Prove that the meridian of triangle all congruent
Answers
Answer:
Step-by-step explanation:
The medians of a triangle are concurrent and the point of concurrence, the centroid, is one-third of the distance from the opposite side to the vertex along the median.
Proof: Given triangle ABC and medians AE, BD and CF. So F is the midpoint of AB, E is the mipoint of BC and D is the midpoint of AC by definition of the median.
First, draw medians AE and BD and segment DE.
Claim: Triangle ABC is similar to triangle DEC.
Proof: Angle ACB = angle DCE; AC = 2CD; BC = 2CE; so similar by Side-Angle-Side Similarity Theorem.
Claim: DE//AB
Proof: Angle CDE = Angle CAB and Angle CED = Angle CBA from similarity of triangles ACE and DCE.

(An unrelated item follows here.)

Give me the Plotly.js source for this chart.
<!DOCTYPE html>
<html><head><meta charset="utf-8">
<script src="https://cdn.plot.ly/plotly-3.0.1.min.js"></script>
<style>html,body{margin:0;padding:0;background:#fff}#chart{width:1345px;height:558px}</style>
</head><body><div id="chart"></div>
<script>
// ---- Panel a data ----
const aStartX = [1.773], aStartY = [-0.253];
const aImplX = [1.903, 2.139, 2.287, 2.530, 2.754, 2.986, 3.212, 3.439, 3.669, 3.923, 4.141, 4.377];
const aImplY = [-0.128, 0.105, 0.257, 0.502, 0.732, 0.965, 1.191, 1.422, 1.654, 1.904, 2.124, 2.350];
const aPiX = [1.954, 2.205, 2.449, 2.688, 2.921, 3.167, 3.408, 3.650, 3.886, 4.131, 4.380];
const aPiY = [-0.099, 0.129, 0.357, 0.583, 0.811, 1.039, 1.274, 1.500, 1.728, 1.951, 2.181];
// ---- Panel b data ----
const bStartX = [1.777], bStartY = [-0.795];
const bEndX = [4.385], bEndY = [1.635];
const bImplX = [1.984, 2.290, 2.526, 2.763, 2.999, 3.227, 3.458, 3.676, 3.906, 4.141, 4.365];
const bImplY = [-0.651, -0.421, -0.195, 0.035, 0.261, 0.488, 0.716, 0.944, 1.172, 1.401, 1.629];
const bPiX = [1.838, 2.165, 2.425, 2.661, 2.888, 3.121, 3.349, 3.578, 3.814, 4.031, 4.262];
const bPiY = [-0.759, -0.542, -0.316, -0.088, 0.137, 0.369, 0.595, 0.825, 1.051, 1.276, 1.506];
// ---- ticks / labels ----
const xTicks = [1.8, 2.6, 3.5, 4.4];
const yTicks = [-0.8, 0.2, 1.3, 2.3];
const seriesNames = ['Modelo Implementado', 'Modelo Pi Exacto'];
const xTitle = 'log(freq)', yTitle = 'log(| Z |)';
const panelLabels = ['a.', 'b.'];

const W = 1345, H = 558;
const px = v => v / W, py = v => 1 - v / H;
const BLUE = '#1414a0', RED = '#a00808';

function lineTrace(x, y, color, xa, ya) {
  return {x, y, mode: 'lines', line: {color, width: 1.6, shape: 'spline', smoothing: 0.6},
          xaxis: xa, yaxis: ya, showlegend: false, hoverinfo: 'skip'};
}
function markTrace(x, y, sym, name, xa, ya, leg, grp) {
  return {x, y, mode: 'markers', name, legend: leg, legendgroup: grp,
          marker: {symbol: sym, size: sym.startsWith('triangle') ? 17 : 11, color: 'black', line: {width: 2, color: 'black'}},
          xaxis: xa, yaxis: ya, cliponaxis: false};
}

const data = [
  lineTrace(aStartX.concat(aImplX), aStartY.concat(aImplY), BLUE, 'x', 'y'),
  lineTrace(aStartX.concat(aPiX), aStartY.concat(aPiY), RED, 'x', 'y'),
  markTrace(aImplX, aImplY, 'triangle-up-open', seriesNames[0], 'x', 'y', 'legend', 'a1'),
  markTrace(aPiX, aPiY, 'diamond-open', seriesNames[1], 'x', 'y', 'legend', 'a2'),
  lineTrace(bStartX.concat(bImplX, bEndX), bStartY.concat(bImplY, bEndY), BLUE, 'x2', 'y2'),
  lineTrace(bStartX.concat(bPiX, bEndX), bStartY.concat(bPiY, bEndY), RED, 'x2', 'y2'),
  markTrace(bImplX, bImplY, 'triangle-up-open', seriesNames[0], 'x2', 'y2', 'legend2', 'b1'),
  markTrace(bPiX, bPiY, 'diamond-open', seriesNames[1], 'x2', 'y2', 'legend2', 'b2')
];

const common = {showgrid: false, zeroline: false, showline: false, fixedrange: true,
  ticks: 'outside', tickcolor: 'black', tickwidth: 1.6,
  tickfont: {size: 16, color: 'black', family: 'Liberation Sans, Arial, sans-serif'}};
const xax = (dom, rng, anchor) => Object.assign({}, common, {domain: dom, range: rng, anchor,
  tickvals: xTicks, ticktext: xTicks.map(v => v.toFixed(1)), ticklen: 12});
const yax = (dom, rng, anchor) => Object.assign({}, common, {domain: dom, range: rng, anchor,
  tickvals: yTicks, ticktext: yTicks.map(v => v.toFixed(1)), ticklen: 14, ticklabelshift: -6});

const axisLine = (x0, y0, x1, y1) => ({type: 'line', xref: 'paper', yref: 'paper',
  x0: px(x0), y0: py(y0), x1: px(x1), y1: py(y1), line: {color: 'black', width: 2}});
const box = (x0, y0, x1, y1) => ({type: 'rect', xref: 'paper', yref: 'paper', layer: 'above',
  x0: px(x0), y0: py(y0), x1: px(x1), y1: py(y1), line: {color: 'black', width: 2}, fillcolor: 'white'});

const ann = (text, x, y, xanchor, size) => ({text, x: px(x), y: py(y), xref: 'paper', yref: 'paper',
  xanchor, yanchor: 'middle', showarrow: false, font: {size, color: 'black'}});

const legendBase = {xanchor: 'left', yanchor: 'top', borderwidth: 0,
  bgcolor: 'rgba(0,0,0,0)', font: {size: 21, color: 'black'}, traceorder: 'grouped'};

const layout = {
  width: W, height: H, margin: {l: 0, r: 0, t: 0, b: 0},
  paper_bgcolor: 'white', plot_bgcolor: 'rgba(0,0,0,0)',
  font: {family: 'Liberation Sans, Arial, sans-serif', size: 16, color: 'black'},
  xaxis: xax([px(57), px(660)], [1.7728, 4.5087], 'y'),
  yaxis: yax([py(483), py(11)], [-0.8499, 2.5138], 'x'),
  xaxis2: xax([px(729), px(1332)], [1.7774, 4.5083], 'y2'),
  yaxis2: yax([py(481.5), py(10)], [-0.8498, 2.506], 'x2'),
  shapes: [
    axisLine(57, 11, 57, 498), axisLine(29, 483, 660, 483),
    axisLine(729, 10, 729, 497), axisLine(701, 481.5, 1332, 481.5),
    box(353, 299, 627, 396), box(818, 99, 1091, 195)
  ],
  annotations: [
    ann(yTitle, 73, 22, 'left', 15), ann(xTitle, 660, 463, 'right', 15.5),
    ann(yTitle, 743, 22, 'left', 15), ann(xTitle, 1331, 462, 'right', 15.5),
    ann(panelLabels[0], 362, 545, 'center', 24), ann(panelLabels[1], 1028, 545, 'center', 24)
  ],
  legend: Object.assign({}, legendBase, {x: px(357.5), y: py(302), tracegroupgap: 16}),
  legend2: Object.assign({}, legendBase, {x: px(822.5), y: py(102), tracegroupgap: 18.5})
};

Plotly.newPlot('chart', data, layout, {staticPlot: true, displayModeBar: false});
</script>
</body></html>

Claim: Angle GED = angle GAB and angle GDE = angle GBA.
Proof: DE//AB
Claim: Angle DGE = angle AGB
Proof : Vertical interior angles are congruent.
Thus triangle ABG is similar to triangle EDG by the Angle-Angle-Angle Similarity Theorem.
Thus DE/AB = GE/GA =1/2, which implies GE = 1/2 GA, which in turn implies GE = 1/3 AE. Also GD = 1/2 GB, which implies GD = 1/3 BD by the above.
Repeating the above for AE paired with CE and BD paired with CE, we see that each pair intersects at a point that cuts each median into two pieces at a point such that the piece closest to a side has 1/2 the length of the piece closest to the vertex. That point can be only one point and that is G.